ENTRIES -
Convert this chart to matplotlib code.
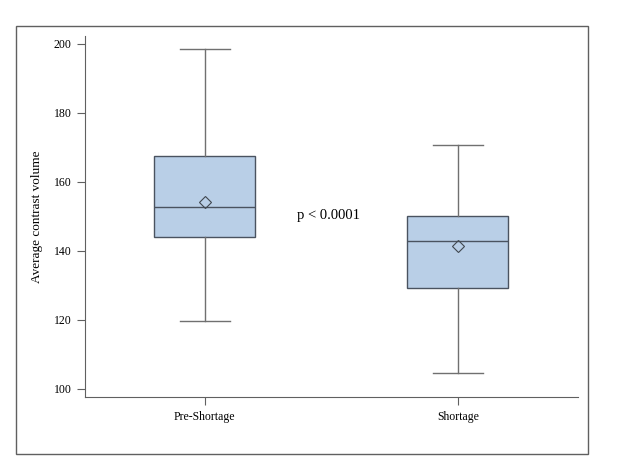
import matplotlib.pyplot as plt
from matplotlib.patches import Rectangle

# --- Data --------------------------------------------------------------------
groups = ['Pre-Shortage', 'Shortage']
whisker_low = [119.7, 104.6]
q1 = [144.1, 129.3]
median = [152.8, 142.8]
q3 = [167.5, 150.1]
whisker_high = [198.6, 170.8]
mean = [154.3, 141.4]
p_text = 'p < 0.0001'
yticks = [100, 120, 140, 160, 180, 200]

plt.rcParams['font.family'] = ['Liberation Serif', 'DejaVu Serif']

fig = plt.figure(figsize=(6.24, 4.68), dpi=100)
ax = fig.add_axes([0.136, 0.152, 0.790, 0.771])

# outer frame around the whole chart
fig.patches.append(Rectangle((0.025, 0.030), 0.917, 0.914, transform=fig.transFigure,
                             fill=False, edgecolor='#606060', linewidth=1.0))

stats = [dict(label=g, whislo=lo, q1=a, med=m, q3=b, whishi=hi, mean=mu, fliers=[])
         for g, lo, a, m, b, hi, mu in zip(groups, whisker_low, q1, median, q3, whisker_high, mean)]

edge = '#4a5360'
ax.bxp(stats, positions=[1, 2], widths=0.4, showmeans=True, patch_artist=True,
       boxprops=dict(facecolor='#b9cfe7', edgecolor=edge, linewidth=1.0),
       medianprops=dict(color=edge, linewidth=1.0),
       whiskerprops=dict(color='#707070', linewidth=1.0),
       capprops=dict(color='#707070', linewidth=1.0),
       meanprops=dict(marker='D', markerfacecolor='none', markeredgecolor='#404850',
                      markersize=6.5, markeredgewidth=0.8))

ax.text(1.49, 150.4, p_text, ha='center', va='center', fontsize=10.5)

ax.set_xlim(0.526, 2.474)
ax.set_ylim(97.7, 202.3)
ax.set_yticks(yticks)
ax.set_ylabel('Average contrast volume', fontsize=9.5, labelpad=8)

for side in ['top', 'right']:
    ax.spines[side].set_visible(False)
for side in ['left', 'bottom']:
    ax.spines[side].set_color('#606060')
ax.tick_params(colors='#606060', labelcolor='black', labelsize=8.5, length=6)
ax.tick_params(axis='x', pad=4)

fig.savefig('out.png', dpi=100)
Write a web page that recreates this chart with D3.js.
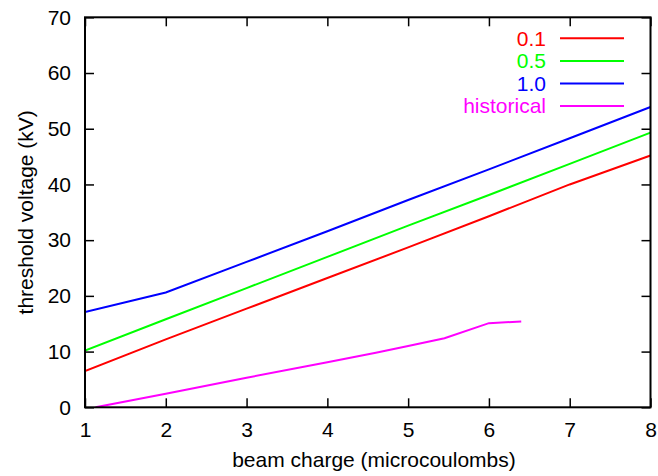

DIRECTION -
Leave the pictures out, and restate exactly the lines from the start of the records through the one that contains "markersize=6.5, markeredgewidth=0.8))".

FINAL RESULT -
Convert this chart to matplotlib code.
import matplotlib.pyplot as plt
from matplotlib.patches import Rectangle

# --- Data --------------------------------------------------------------------
groups = ['Pre-Shortage', 'Shortage']
whisker_low = [119.7, 104.6]
q1 = [144.1, 129.3]
median = [152.8, 142.8]
q3 = [167.5, 150.1]
whisker_high = [198.6, 170.8]
mean = [154.3, 141.4]
p_text = 'p < 0.0001'
yticks = [100, 120, 140, 160, 180, 200]

plt.rcParams['font.family'] = ['Liberation Serif', 'DejaVu Serif']

fig = plt.figure(figsize=(6.24, 4.68), dpi=100)
ax = fig.add_axes([0.136, 0.152, 0.790, 0.771])

# outer frame around the whole chart
fig.patches.append(Rectangle((0.025, 0.030), 0.917, 0.914, transform=fig.transFigure,
                             fill=False, edgecolor='#606060', linewidth=1.0))

stats = [dict(label=g, whislo=lo, q1=a, med=m, q3=b, whishi=hi, mean=mu, fliers=[])
         for g, lo, a, m, b, hi, mu in zip(groups, whisker_low, q1, median, q3, whisker_high, mean)]

edge = '#4a5360'
ax.bxp(stats, positions=[1, 2], widths=0.4, showmeans=True, patch_artist=True,
       boxprops=dict(facecolor='#b9cfe7', edgecolor=edge, linewidth=1.0),
       medianprops=dict(color=edge, linewidth=1.0),
       whiskerprops=dict(color='#707070', linewidth=1.0),
       capprops=dict(color='#707070', linewidth=1.0),
       meanprops=dict(marker='D', markerfacecolor='none', markeredgecolor='#404850',
                      markersize=6.5, markeredgewidth=0.8))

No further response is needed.